Le coach, un certain Artur Jorge, avait déjà scié sa propre branche en écartant Adrian Knup et Alain Sutter à la veille de la sélection. Un traumatisme pour bien du monde. "Le sélectionneur n'avait pas très bien mesuré le poids et l'impact de ces deux joueurs dans cette équipe de Suisse", souffle Bonvin, qui n'avait néanmoins pas été totalement surpris de voir les deux vedettes - "pourtant mille fois plus talentueuses que moi" - rester à la maison.
J'ai beaucoup couru, beaucoup donné, peut-être pas forcément bien joué, mais j'ai alors fait ce que le coach m'avait demandé
"Rétrospectivement, je crois que M. Jorge, quelqu'un qui m'a marqué positivement par sa grande intelligence, s'était concentré pendant quelques jours sur les joueurs qui donnaient beaucoup à l'entraînement, qui étaient prêts à tout pour l'équipe. Par exemple, moi je me suis défoncé car je savais que ma place ne tenait à rien. D'autres ont peut-être pris les choses plus à la légère en pensant que leur sélection était assurée..."
Ensuite, d'autres - sélectionnés, eux - prendront cet Euro trop à la légère. Tout comme Sébastien Fournier nous le confiait en 2021, Christophe Bonvin se souvient d'une atmosphère bizarre en équipe nationale après la défaite 2-0 contre les Pays-Bas lors du 2e match de poule. Alors que tout restait ouvert avant l'affrontement avec l'Ecosse, l'ailier a senti un groupe démobilisé. "Il n'y avait pas une envie folle de réussir dans notre vestiaire. Certains donnaient l'impression de déjà vouloir rentrer au pays."
Tandis que lui, amoureux du foot anglais, n'aurait pas été contre l'idée de rester quelques jours de plus de l'autre côté de la Manche. En vain.
Arnaud Cerutti
"En 2024, il y a moyen de faire quelque chose de bien"
"En 1996, une fois qu'Artur Jorge avait écarté Knup et Sutter, on savait que si la Suisse réussissait un bon Euro, les médias allaient dire que c'était grâce aux joueurs et que si la Suisse ratait, ce serait à cause de l'entraîneur. Il me semble que la pensée générale est un peu la même à la veille de cet Euro 2024…" A quelques jours du début de la campagne allemande, Christophe Bonvin voit un parallèle entre les deux époques. Aujourd'hui, les anti-Yakin en font trop. Tout comme ceux qui sont en pâmoison devant une équipe nationale qui n'a rien montré. Mais le Valaisan se veut tout de même optimiste.
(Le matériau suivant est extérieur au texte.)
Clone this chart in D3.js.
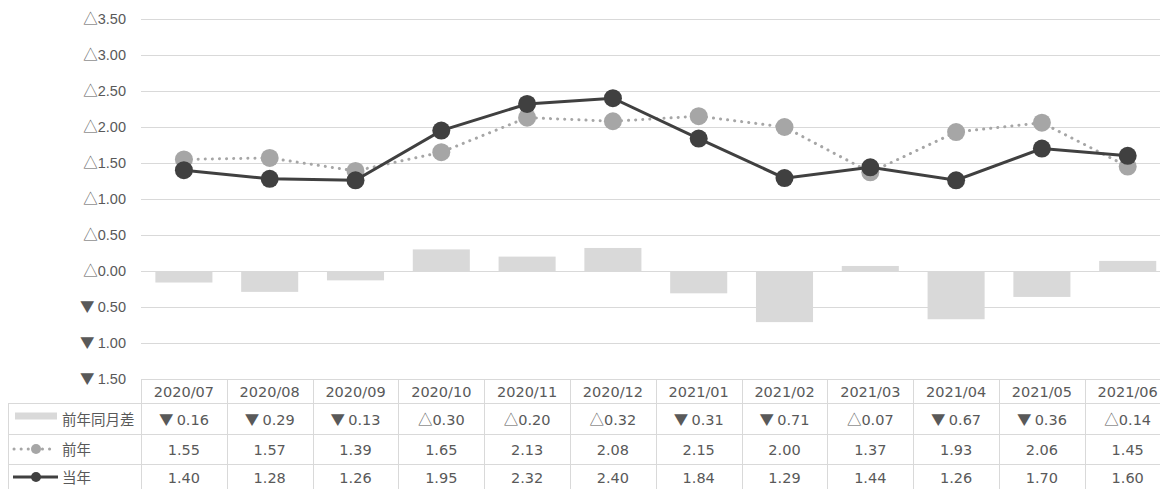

"Si la Suisse parvient à s'appuyer sur ses meilleurs joueurs et si les petits pépins physiques sont balayés, il y a moyen de réussir un très bon Euro, martèle l'ex-attaquant. Il y a désormais un vécu dans ce groupe, de l'expérience, un potentiel aussi. Aux gars maintenant de faire preuve d’un peu de fierté!" Et ce dès le 15 juin contre la Hongrie. Puis si possible sans manifester l'envie de rentrer en Suisse le 19 juin devant… l'Ecosse.